Hi,
I've hit an issue in Python (3.9.12) where creating a Pyarrow dataset over a
remote filesystem (such as GCS filesystem), and then opening a batch iterator
over the dataset and having the program immediately exit / clean-up afterwards
causes a PyGILState_Release error to get thrown. This is with pyarrow version
v7.0.0.
The error looks like:
Fatal Python error: PyGILState_Release: thread state 0x7fbfd4002380 must be
current when releasing
Python runtime state: finalizing (tstate=0x55a079959380)

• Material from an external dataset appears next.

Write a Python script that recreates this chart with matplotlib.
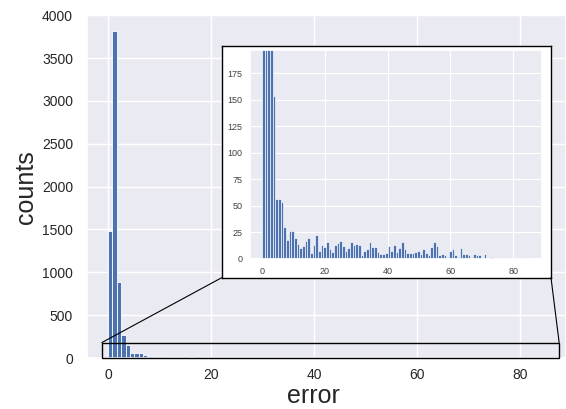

Thread 0x00007fbfff5ee400 (most recent call first):
<no Python frame>
Example reproduce code:
import pandas as pd
import pyarrow.dataset as ds
# Get GCS fsspec filesystem
fs = get_gcs_fs()
dummy_df = pd.DataFrame({"a": [1,2,3]})
# Write out some dummy data for us to load a dataset from
data_path = "test-bucket/debug-arrow-datasets/data.parquet"
with fs.open(data_path, "wb") as f:
dummy_df.to_parquet(f)
dummy_ds = ds.dataset([data_path], filesystem=fs)
batch_iter = dummy_ds.to_batches()
# Program finish
# Putting some buffer time after the iterator is opened causes the issue to go
away
# import time
# time.sleep(1)
Using local parquet files for the dataset, adding some buffer time between
iterator open and program exit (via time.sleep or something else), or consuming
the entire iterator seems to make the issue go away. Is this reproducible if
you swap in your own GCS filesystem?
Thanks,
Alex